What is asked → Read through the data and report every line in which the word "that" occurs.

Recorded data →
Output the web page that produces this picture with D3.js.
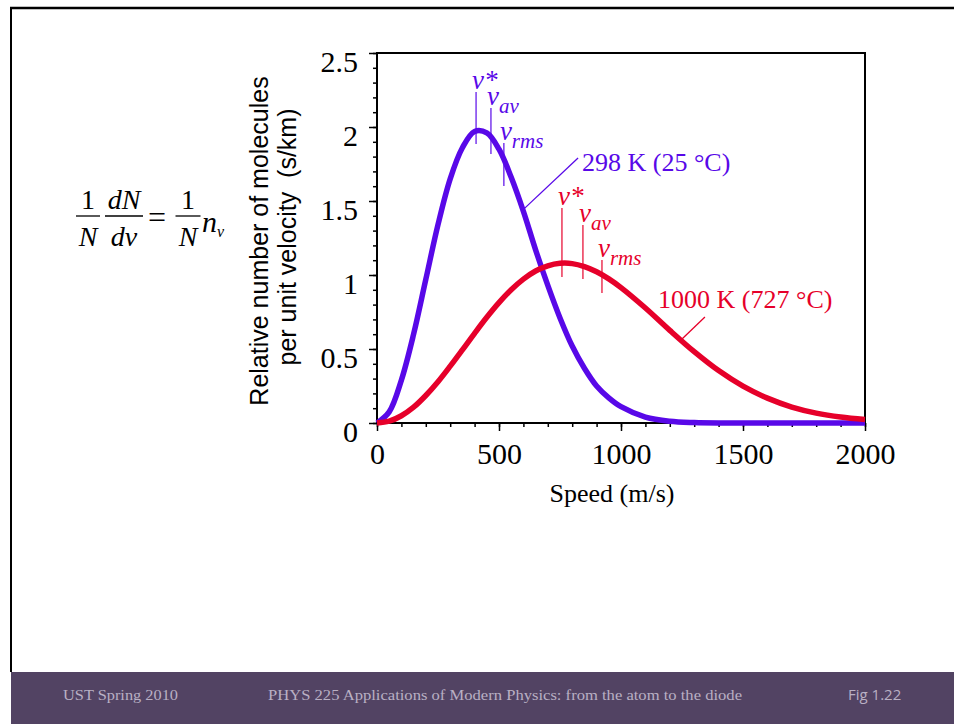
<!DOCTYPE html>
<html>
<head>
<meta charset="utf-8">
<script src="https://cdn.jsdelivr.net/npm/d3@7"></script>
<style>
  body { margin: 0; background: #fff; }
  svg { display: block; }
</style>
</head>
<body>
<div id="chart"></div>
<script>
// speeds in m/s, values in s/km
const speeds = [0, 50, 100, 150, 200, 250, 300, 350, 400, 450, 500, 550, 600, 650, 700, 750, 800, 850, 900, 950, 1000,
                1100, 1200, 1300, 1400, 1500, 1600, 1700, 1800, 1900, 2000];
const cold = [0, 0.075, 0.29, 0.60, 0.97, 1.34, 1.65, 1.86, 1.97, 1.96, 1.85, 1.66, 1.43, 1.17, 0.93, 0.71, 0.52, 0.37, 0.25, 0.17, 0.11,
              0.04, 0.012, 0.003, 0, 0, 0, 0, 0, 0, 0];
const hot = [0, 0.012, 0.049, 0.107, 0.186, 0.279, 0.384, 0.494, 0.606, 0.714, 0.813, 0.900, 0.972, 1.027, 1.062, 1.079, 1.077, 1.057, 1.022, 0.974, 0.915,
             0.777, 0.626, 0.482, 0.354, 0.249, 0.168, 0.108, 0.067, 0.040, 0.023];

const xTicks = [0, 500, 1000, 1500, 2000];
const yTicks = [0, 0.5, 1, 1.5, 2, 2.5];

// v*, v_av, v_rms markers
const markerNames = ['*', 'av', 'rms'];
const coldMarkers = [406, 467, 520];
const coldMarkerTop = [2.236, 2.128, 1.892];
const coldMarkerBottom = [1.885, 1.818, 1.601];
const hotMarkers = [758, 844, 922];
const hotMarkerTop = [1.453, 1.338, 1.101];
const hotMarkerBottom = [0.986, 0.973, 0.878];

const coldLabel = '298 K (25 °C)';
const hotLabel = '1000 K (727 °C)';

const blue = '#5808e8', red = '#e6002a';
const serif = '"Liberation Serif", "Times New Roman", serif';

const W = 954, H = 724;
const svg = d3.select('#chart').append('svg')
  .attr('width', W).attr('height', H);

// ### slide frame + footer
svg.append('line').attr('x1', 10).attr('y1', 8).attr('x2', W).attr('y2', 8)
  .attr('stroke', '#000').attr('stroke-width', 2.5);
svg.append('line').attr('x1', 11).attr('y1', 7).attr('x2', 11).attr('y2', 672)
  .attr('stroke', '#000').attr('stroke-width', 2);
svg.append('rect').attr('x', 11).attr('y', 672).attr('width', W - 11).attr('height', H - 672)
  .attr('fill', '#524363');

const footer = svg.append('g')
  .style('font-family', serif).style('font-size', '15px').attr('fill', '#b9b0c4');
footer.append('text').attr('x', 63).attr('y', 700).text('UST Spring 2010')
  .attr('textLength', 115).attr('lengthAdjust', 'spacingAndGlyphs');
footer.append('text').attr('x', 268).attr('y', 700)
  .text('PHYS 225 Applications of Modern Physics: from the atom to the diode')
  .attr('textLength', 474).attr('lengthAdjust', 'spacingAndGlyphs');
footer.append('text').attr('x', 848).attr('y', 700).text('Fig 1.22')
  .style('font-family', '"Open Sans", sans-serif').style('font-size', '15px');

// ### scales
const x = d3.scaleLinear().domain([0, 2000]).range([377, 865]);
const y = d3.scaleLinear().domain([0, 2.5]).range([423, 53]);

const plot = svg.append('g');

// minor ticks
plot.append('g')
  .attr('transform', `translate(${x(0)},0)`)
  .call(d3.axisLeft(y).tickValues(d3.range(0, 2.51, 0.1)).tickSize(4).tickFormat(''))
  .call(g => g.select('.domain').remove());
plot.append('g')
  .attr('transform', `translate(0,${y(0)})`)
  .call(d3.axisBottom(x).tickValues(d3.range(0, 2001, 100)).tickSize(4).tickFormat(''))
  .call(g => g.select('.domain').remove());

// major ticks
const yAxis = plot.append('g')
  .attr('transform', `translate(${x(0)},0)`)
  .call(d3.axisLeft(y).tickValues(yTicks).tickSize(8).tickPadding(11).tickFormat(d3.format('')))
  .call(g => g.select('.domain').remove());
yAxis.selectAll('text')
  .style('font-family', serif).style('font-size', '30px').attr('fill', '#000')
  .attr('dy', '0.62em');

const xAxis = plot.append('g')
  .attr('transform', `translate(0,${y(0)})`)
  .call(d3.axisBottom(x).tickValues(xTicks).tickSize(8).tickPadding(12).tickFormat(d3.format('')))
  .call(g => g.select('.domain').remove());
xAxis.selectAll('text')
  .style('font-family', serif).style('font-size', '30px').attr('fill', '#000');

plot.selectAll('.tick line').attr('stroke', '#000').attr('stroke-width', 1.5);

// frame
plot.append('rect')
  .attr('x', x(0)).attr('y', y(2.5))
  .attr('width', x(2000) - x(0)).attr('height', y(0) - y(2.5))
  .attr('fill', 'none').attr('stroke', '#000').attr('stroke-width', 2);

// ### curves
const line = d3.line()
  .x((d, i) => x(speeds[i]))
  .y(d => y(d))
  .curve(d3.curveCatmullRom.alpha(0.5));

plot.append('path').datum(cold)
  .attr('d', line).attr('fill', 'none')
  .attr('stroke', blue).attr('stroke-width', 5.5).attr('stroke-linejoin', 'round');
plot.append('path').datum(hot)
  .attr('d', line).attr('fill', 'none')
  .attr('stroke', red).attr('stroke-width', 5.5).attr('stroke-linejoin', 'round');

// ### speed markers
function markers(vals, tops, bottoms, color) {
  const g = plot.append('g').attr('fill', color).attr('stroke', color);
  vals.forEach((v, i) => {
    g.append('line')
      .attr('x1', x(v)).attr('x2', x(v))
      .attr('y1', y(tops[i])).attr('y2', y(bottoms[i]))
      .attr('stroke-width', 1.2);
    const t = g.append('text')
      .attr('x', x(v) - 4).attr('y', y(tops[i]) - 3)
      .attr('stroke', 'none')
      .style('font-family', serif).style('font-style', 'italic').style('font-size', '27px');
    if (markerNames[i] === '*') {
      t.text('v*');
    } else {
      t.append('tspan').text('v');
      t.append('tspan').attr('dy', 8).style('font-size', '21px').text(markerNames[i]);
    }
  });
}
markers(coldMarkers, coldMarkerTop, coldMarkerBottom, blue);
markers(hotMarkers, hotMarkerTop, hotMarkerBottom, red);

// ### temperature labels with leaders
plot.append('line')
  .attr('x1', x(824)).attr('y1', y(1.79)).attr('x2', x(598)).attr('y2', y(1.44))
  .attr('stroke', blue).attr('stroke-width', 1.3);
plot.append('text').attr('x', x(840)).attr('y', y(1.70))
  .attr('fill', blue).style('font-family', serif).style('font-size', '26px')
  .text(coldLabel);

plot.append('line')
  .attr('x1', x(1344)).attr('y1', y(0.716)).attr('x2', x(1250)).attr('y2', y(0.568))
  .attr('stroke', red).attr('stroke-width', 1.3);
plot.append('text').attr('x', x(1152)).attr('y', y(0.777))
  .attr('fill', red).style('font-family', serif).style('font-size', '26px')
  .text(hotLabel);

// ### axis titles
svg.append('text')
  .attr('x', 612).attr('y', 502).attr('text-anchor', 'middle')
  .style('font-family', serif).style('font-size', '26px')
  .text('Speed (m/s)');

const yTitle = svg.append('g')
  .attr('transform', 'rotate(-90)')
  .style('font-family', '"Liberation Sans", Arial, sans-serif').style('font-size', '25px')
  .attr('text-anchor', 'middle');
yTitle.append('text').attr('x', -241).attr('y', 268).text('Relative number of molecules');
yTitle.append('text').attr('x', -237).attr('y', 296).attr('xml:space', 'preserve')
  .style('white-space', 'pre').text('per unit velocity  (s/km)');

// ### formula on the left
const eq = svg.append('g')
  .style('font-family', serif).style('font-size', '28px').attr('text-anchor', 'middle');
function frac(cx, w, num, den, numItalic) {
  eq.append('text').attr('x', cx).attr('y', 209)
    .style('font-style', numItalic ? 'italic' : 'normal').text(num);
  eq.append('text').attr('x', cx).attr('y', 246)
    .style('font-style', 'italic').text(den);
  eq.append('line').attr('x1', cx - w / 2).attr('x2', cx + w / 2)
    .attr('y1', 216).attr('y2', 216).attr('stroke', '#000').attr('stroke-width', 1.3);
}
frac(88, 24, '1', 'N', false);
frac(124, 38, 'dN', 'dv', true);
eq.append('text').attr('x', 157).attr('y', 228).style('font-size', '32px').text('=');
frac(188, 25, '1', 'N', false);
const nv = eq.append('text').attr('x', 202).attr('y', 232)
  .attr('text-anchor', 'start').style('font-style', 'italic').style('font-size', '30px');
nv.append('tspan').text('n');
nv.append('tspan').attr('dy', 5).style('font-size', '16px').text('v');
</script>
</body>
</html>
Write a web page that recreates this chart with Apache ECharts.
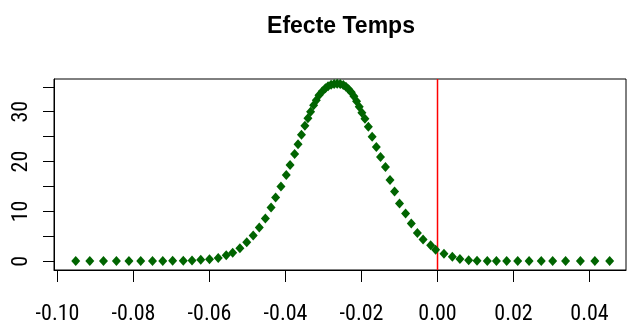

Output of the exercise →
Output the web page that produces this picture with D3.js.
Write a web page that recreates this chart with Apache ECharts.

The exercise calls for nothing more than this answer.